WHAT THIS TASK INVOLVES — Stop after the line containing "(0,0) rectangle (888,481);": print each line exactly from the first line of the listing up to that point.

───── COLLECTED MATERIAL ─────

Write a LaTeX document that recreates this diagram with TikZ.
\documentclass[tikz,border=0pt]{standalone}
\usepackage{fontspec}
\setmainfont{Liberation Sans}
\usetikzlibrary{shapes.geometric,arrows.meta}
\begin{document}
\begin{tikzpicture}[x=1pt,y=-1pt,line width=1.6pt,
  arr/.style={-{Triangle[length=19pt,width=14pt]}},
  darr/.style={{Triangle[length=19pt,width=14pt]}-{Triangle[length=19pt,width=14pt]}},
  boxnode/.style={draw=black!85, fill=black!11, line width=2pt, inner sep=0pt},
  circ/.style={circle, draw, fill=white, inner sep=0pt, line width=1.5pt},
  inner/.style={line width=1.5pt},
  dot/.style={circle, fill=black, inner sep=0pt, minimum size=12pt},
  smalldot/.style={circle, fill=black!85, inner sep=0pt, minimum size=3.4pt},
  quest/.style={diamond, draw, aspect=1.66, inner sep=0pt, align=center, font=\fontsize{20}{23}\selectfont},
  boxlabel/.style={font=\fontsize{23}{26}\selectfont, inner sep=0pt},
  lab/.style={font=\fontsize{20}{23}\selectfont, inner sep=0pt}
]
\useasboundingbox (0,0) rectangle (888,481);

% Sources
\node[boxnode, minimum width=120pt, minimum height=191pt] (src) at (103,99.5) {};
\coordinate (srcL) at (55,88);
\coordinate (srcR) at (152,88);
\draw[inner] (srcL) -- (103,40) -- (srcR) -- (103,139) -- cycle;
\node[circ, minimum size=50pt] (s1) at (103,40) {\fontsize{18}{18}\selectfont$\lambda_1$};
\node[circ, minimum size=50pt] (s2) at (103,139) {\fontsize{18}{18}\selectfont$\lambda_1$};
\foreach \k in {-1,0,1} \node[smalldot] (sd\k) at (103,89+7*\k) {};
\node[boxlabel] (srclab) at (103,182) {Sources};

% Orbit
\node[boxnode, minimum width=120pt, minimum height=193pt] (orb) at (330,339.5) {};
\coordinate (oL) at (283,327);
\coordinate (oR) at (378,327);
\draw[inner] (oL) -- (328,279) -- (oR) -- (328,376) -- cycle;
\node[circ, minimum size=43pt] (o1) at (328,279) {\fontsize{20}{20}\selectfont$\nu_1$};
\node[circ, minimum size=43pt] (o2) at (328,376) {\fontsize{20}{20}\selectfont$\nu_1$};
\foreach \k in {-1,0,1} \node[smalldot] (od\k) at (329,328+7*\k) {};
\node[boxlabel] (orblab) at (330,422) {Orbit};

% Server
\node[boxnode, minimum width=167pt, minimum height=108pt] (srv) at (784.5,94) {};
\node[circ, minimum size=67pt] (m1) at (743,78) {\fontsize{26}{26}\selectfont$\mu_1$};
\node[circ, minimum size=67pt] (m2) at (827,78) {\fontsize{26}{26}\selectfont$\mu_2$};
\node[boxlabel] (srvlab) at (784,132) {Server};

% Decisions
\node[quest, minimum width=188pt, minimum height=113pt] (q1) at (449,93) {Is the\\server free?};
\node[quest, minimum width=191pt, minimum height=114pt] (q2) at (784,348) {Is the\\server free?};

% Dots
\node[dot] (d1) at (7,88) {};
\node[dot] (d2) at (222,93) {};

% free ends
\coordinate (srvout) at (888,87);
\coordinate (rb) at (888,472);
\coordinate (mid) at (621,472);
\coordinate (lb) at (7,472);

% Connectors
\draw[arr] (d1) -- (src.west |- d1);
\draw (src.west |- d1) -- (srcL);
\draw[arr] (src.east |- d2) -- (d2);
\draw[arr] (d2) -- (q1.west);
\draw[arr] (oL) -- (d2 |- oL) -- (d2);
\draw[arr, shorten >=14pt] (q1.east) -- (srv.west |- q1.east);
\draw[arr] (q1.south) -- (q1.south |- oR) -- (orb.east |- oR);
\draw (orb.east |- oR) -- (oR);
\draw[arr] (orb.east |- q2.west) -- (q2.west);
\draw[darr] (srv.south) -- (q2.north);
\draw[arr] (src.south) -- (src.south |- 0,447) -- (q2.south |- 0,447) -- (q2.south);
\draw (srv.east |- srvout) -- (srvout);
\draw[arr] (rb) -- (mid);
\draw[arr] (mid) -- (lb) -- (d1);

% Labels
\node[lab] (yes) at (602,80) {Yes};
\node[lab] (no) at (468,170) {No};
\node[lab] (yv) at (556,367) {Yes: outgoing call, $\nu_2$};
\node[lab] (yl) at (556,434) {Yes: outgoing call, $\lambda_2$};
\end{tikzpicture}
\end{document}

─────

SOLVED EXERCISE —
Write a LaTeX document that recreates this diagram with TikZ.
\documentclass[tikz,border=0pt]{standalone}
\usepackage{fontspec}
\setmainfont{Liberation Sans}
\usetikzlibrary{shapes.geometric,arrows.meta}
\begin{document}
\begin{tikzpicture}[x=1pt,y=-1pt,line width=1.6pt,
  arr/.style={-{Triangle[length=19pt,width=14pt]}},
  darr/.style={{Triangle[length=19pt,width=14pt]}-{Triangle[length=19pt,width=14pt]}},
  boxnode/.style={draw=black!85, fill=black!11, line width=2pt, inner sep=0pt},
  circ/.style={circle, draw, fill=white, inner sep=0pt, line width=1.5pt},
  inner/.style={line width=1.5pt},
  dot/.style={circle, fill=black, inner sep=0pt, minimum size=12pt},
  smalldot/.style={circle, fill=black!85, inner sep=0pt, minimum size=3.4pt},
  quest/.style={diamond, draw, aspect=1.66, inner sep=0pt, align=center, font=\fontsize{20}{23}\selectfont},
  boxlabel/.style={font=\fontsize{23}{26}\selectfont, inner sep=0pt},
  lab/.style={font=\fontsize{20}{23}\selectfont, inner sep=0pt}
]
\useasboundingbox (0,0) rectangle (888,481);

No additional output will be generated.